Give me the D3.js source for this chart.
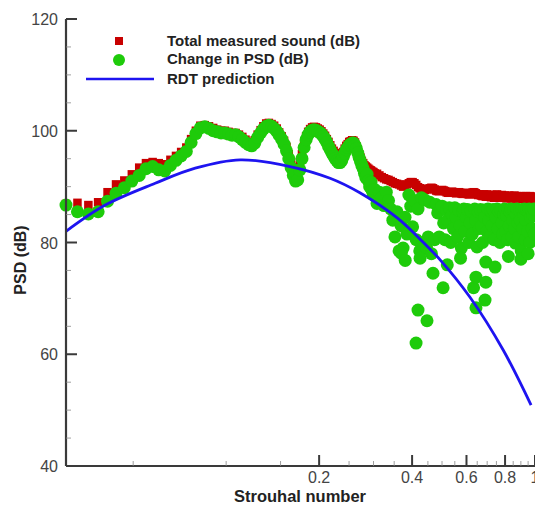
<!DOCTYPE html>
<html><head><meta charset="utf-8">
<script src="https://cdn.jsdelivr.net/npm/d3@7"></script>
<style>html,body{margin:0;padding:0;background:#fff;}svg{display:block;}</style>
</head><body>
<script>
// ---- data ----
// low / mid Strouhal range (dense spectrum)
const strouhalLow = [
0.0303,0.0330,0.0358,0.0385,0.0413,0.0440,0.0468,0.0495,0.0523,0.0550,
0.0578,0.0605,0.0633,0.0660,0.0688,0.0715,0.0743,0.0770,0.0798,0.0825,
0.0853,0.0880,0.0908,0.0935,0.0963,0.0990,0.1018,0.1045,0.1073,0.1100,
0.1128,0.1155,0.1183,0.1210,0.1238,0.1265,0.1293,0.1320,0.1348,0.1375,
0.1403,0.1430,0.1458,0.1485,0.1513,0.1540,0.1568,0.1595,0.1623,0.1650,
0.1678,0.1705,0.1733,0.1760,0.1788,0.1815,0.1843,0.1870,0.1898,0.1925,
0.1953,0.1980,0.2008,0.2035,0.2063,0.2090,0.2118,0.2145,0.2173,0.2200,
0.2228,0.2255,0.2283,0.2310,0.2338,0.2365,0.2393,0.2420,0.2448,0.2475,
0.2503,0.2530,0.2558,0.2585,0.2613,0.2640,0.2668,0.2695,0.2723,0.2750,
0.2778,0.2805,0.2833,0.2860,0.2888,0.2915,0.2943,0.2970,0.2998,0.3025,
0.3080,0.3135,0.3190,0.3245,0.3300,0.3355,0.3410,0.3465,0.3520,0.3575,
0.3630,0.3685,0.3740,0.3795,0.3850,0.3905,0.3960];

const totalLow = [
86.9,87.1,86.7,87.2,89.0,90.4,91.1,92.2,93.4,94.2,
94.4,94.2,94.0,94.8,95.5,96.2,97.0,98.5,100.0,100.9,
101.0,100.8,100.5,100.2,100.0,100.0,99.8,99.6,99.6,99.3,
98.9,98.4,98.0,97.9,98.3,99.3,100.1,100.8,101.3,101.4,
101.2,100.9,100.4,99.7,99.0,98.2,97.1,95.8,94.4,93.0,
92.2,92.4,93.8,95.8,97.6,99.0,99.8,100.3,100.6,100.7,
100.6,100.4,100.2,99.9,99.5,99.1,98.5,98.0,97.4,96.8,
96.4,96.0,95.6,95.3,95.3,95.6,96.2,96.8,97.3,97.6,
98.0,98.1,98.3,98.2,97.9,97.2,96.6,95.8,95.2,94.6,
94.2,93.8,93.6,93.4,93.2,93.0,92.9,92.7,92.6,92.4,
92.3,92.0,91.7,91.5,91.3,91.2,91.0,90.8,90.6,90.5,
90.4,90.2,90.0,90.2,90.4,90.6,90.8];

const changeLow = [
86.7,85.5,85.1,85.5,87.4,88.8,89.8,91.0,92.0,93.2,
93.6,93.0,92.8,93.8,94.7,95.5,96.3,97.9,99.5,100.5,
100.7,100.4,100.0,99.8,99.6,99.6,99.4,99.2,99.3,98.9,
98.4,97.9,97.5,97.3,97.8,98.8,99.6,100.3,100.8,101.0,
100.8,100.4,99.9,99.2,98.5,97.6,96.4,95.0,93.4,92.0,
91.0,91.2,93.0,95.0,97.0,98.4,99.3,99.8,100.1,100.2,
100.1,99.9,99.7,99.4,99.0,98.5,97.9,97.2,96.6,96.0,
95.5,95.0,94.6,94.3,94.3,94.6,95.3,96.0,96.6,97.0,
97.4,97.6,97.8,97.8,97.4,96.8,96.0,95.2,94.5,93.8,
93.2,92.4,91.6,92.2,91.0,90.0,90.8,89.3,88.5,89.5,
87.0,89.0,88.0,86.6,89.0,87.5,86.0,84.0,81.0,85.5,
78.5,83.0,79.0,84.5,81.5,88.5,86.5];

// high Strouhal range (broadband, scattered)
const strouhalHigh = [
0.4015,0.4070,0.4125,0.4180,0.4235,0.4290,0.4345,0.4400,0.4455,0.4510,
0.4565,0.4620,0.4675,0.4730,0.4785,0.4840,0.4895,0.4950,0.5005,0.5060,
0.5115,0.5170,0.5225,0.5280,0.5335,0.5390,0.5445,0.5500,0.5555,0.5610,
0.5665,0.5720,0.5775,0.5830,0.5885,0.5940,0.5995,0.6050,0.6105,0.6160,
0.6215,0.6270,0.6325,0.6380,0.6435,0.6490,0.6545,0.6600,0.6655,0.6710,
0.6765,0.6820,0.6875,0.6930,0.6985,0.7040,0.7095,0.7150,0.7205,0.7260,
0.7315,0.7370,0.7425,0.7480,0.7535,0.7590,0.7645,0.7700,0.7755,0.7810,
0.7865,0.7920,0.7975,0.8030,0.8085,0.8140,0.8195,0.8250,0.8305,0.8360,
0.8415,0.8470,0.8525,0.8580,0.8635,0.8690,0.8745,0.8800,0.8855,0.8910,
0.8965,0.9020,0.9075,0.9130,0.9185,0.9240,0.9295,0.9350,0.9405,0.9460,
0.9515,0.9570,0.9625,0.9680,0.9735,0.9790,0.9845,0.9900,0.9955];

const totalHigh = [
90.8,90.6,90.3,89.9,89.7,89.6,89.5,89.4,89.5,89.6,
89.7,89.8,89.7,89.5,89.3,89.2,89.2,89.3,89.4,89.3,
89.2,89.0,88.9,88.9,89.0,89.1,89.0,88.9,88.8,88.9,
89.0,88.9,88.8,88.7,88.8,88.9,88.8,88.7,88.6,88.7,
88.8,88.9,89.0,88.9,88.8,88.6,88.5,88.6,88.5,88.4,
88.3,88.6,88.5,88.2,88.6,88.2,88.5,88.4,88.1,88.5,
88.3,88.0,88.5,88.2,88.6,88.1,88.4,88.0,88.3,88.5,
88.1,88.0,88.4,88.2,87.9,88.3,88.1,88.4,88.0,87.9,
88.3,87.9,88.2,88.4,88.0,87.9,88.3,88.1,87.9,88.2,
87.9,88.3,88.0,87.8,88.2,88.1,87.9,88.3,88.0,88.2,
87.8,88.1,88.3,87.9,88.2,88.0,87.8,88.2,88.0];

const changeHigh = [
82.8,87.5,80.5,86.0,78.5,88.0,80.0,87.6,79.0,81.0,
87.2,78.0,74.5,80.5,86.8,85.3,81.0,86.3,86.5,83.5,
80.5,85.8,84.0,86.2,80.0,85.0,82.5,86.2,84.5,81.0,
85.8,83.0,79.0,85.5,86.0,82.0,84.5,85.9,80.0,83.5,
85.6,81.5,71.9,86.0,84.0,79.2,85.5,82.5,85.9,83.0,
80.0,85.8,84.5,76.5,82.0,86.0,84.0,81.0,85.6,83.0,
85.9,80.5,75.6,84.5,86.0,82.5,85.5,80.0,85.8,83.5,
81.5,85.0,86.0,82.0,84.8,80.5,85.8,83.0,85.5,86.0,
81.0,84.0,85.9,82.5,79.9,85.0,86.0,83.5,81.0,85.8,
84.0,78.5,85.9,82.5,85.0,86.0,80.5,84.0,85.8,82.0,
85.5,86.0,80.0,84.5,85.8,82.5,85.0,86.0,81.5];

// extra scattered low points of the "Change in PSD" series
const changeExtraSt = [0.369,0.380,0.412,0.418,0.4245,0.447,0.504,0.520,0.574,0.644,0.644,0.689,0.693,0.82,0.90,0.95];
const changeExtraDb = [78.1,76.8,62.0,67.9,77.2,66.0,71.9,76.0,77.2,68.3,73.8,69.7,72.9,77.5,77.0,78.0];

// RDT prediction curve
const rdtSt = [0.0303,0.0406,0.0589,0.0794,0.111,0.161,0.217,0.271,0.358,0.4245,0.493,0.616,0.788,0.971];
const rdtDb = [82.0,86.7,90.6,93.3,94.8,93.6,91.5,88.9,84.4,80.6,76.9,70.2,60.8,50.9];

const yMajor = [40,60,80,100,120];
const yMinor = [45,50,55,65,70,75,85,90,95,105,110,115];
const xMajor = [0.2,0.4,0.6,0.8,1];
const xMajorLabels = ["0.2","0.4","0.6","0.8","1"];
const xMinor = [0.05,0.1,0.15,0.25,0.3,0.35,0.45,0.5,0.55,0.65,0.7,0.75,0.85,0.9,0.95];

const legendLabels = ["Total measured sound (dB)","Change in PSD (dB)","RDT prediction"];
const colors = {total:"#c80000", change:"#1ecb0a", rdt:"#1e14f0"};

// ---- drawing ----
const W = 535, H = 506;
const svg = d3.select("body").append("svg").attr("width",W).attr("height",H);
const x = d3.scaleLog().domain([0.0303,1]).range([66,535]);
const y = d3.scaleLinear().domain([40,120]).range([466,19]);

const plot = svg.append("g");
const totalPts = strouhalLow.map((s,i)=>[s,totalLow[i]]).concat(strouhalHigh.map((s,i)=>[s,totalHigh[i]]));
const changePts = strouhalLow.map((s,i)=>[s,changeLow[i]])
  .concat(strouhalHigh.map((s,i)=>[s,changeHigh[i]]))
  .concat(changeExtraSt.map((s,i)=>[s,changeExtraDb[i]]));
const sq = 8.5;
plot.append("g").selectAll("rect").data(totalPts).join("rect")
  .attr("x",d=>x(d[0])-sq/2).attr("y",d=>y(d[1])-sq/2).attr("width",sq).attr("height",sq)
  .attr("fill",colors.total);
plot.append("g").selectAll("circle").data(changePts).join("circle")
  .attr("cx",d=>x(d[0])).attr("cy",d=>y(d[1])).attr("r",6.5).attr("fill",colors.change);
const line = d3.line().x(d=>x(d[0])).y(d=>y(d[1])).curve(d3.curveCatmullRom);
plot.append("path").datum(rdtSt.map((s,i)=>[s,rdtDb[i]])).attr("d",line)
  .attr("fill","none").attr("stroke",colors.rdt).attr("stroke-width",2.8);

// axes
const axisColor = "#3a3a3a";
const ax = svg.append("g").attr("stroke",axisColor);
ax.append("line").attr("x1",66).attr("x2",66).attr("y1",y(120)).attr("y2",y(40)).attr("stroke-width",2.2);
ax.append("line").attr("x1",66).attr("x2",535).attr("y1",y(40)).attr("y2",y(40)).attr("stroke-width",2.2);
yMajor.forEach(v=>ax.append("line").attr("x1",66).attr("x2",77).attr("y1",y(v)).attr("y2",y(v)).attr("stroke-width",2));
yMinor.forEach(v=>ax.append("line").attr("x1",66).attr("x2",71).attr("y1",y(v)).attr("y2",y(v)).attr("stroke-width",0.8).attr("stroke","#888"));
xMajor.forEach(v=>ax.append("line").attr("x1",x(v)).attr("x2",x(v)).attr("y1",466).attr("y2",455).attr("stroke-width",2));
xMinor.forEach(v=>ax.append("line").attr("x1",x(v)).attr("x2",x(v)).attr("y1",466).attr("y2",461).attr("stroke-width",0.8).attr("stroke","#888"));

const font = "'Liberation Sans', Arial, Helvetica, sans-serif";
svg.append("g").selectAll("text").data(yMajor).join("text")
  .attr("x",58).attr("y",d=>y(d)+6).attr("text-anchor","end")
  .attr("font-family",font).attr("font-size",16).attr("fill","#444").text(d=>d);
svg.append("g").selectAll("text").data(xMajor).join("text")
  .attr("x",d=>x(d)).attr("y",483).attr("text-anchor","middle")
  .attr("font-family",font).attr("font-size",16).attr("fill","#444").text((d,i)=>xMajorLabels[i]);

svg.append("text").attr("x",300).attr("y",502).attr("text-anchor","middle")
  .attr("font-family",font).attr("font-size",16.5).attr("font-weight","bold").attr("fill","#222").text("Strouhal number");
svg.append("text").attr("transform","translate(26,260) rotate(-90)").attr("text-anchor","middle")
  .attr("font-family",font).attr("font-size",16).attr("font-weight","bold").attr("fill","#222").text("PSD (dB)");

// legend
const lg = svg.append("g");
lg.append("rect").attr("x",115).attr("y",37).attr("width",8).attr("height",8).attr("fill",colors.total);
lg.append("circle").attr("cx",119).attr("cy",60).attr("r",6).attr("fill",colors.change);
lg.append("line").attr("x1",86).attr("x2",154).attr("y1",79).attr("y2",79).attr("stroke",colors.rdt).attr("stroke-width",2.5);
[46,64,84].forEach((yy,i)=>lg.append("text").attr("x",167).attr("y",yy)
  .attr("font-family",font).attr("font-size",15).attr("font-weight","bold").attr("fill","#222").text(legendLabels[i]));
</script>
</body></html>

_Task objective_
Output exactly the span of lines from the top of the listing through the line holding "0.3630,0.3685,0.3740,0.3795,0.3850,0.3905,0.3960];", and leave every picture out.

_The response_
Give me the D3.js source for this chart.
<!DOCTYPE html>
<html><head><meta charset="utf-8">
<script src="https://cdn.jsdelivr.net/npm/d3@7"></script>
<style>html,body{margin:0;padding:0;background:#fff;}svg{display:block;}</style>
</head><body>
<script>
// ---- data ----
// low / mid Strouhal range (dense spectrum)
const strouhalLow = [
0.0303,0.0330,0.0358,0.0385,0.0413,0.0440,0.0468,0.0495,0.0523,0.0550,
0.0578,0.0605,0.0633,0.0660,0.0688,0.0715,0.0743,0.0770,0.0798,0.0825,
0.0853,0.0880,0.0908,0.0935,0.0963,0.0990,0.1018,0.1045,0.1073,0.1100,
0.1128,0.1155,0.1183,0.1210,0.1238,0.1265,0.1293,0.1320,0.1348,0.1375,
0.1403,0.1430,0.1458,0.1485,0.1513,0.1540,0.1568,0.1595,0.1623,0.1650,
0.1678,0.1705,0.1733,0.1760,0.1788,0.1815,0.1843,0.1870,0.1898,0.1925,
0.1953,0.1980,0.2008,0.2035,0.2063,0.2090,0.2118,0.2145,0.2173,0.2200,
0.2228,0.2255,0.2283,0.2310,0.2338,0.2365,0.2393,0.2420,0.2448,0.2475,
0.2503,0.2530,0.2558,0.2585,0.2613,0.2640,0.2668,0.2695,0.2723,0.2750,
0.2778,0.2805,0.2833,0.2860,0.2888,0.2915,0.2943,0.2970,0.2998,0.3025,
0.3080,0.3135,0.3190,0.3245,0.3300,0.3355,0.3410,0.3465,0.3520,0.3575,
0.3630,0.3685,0.3740,0.3795,0.3850,0.3905,0.3960];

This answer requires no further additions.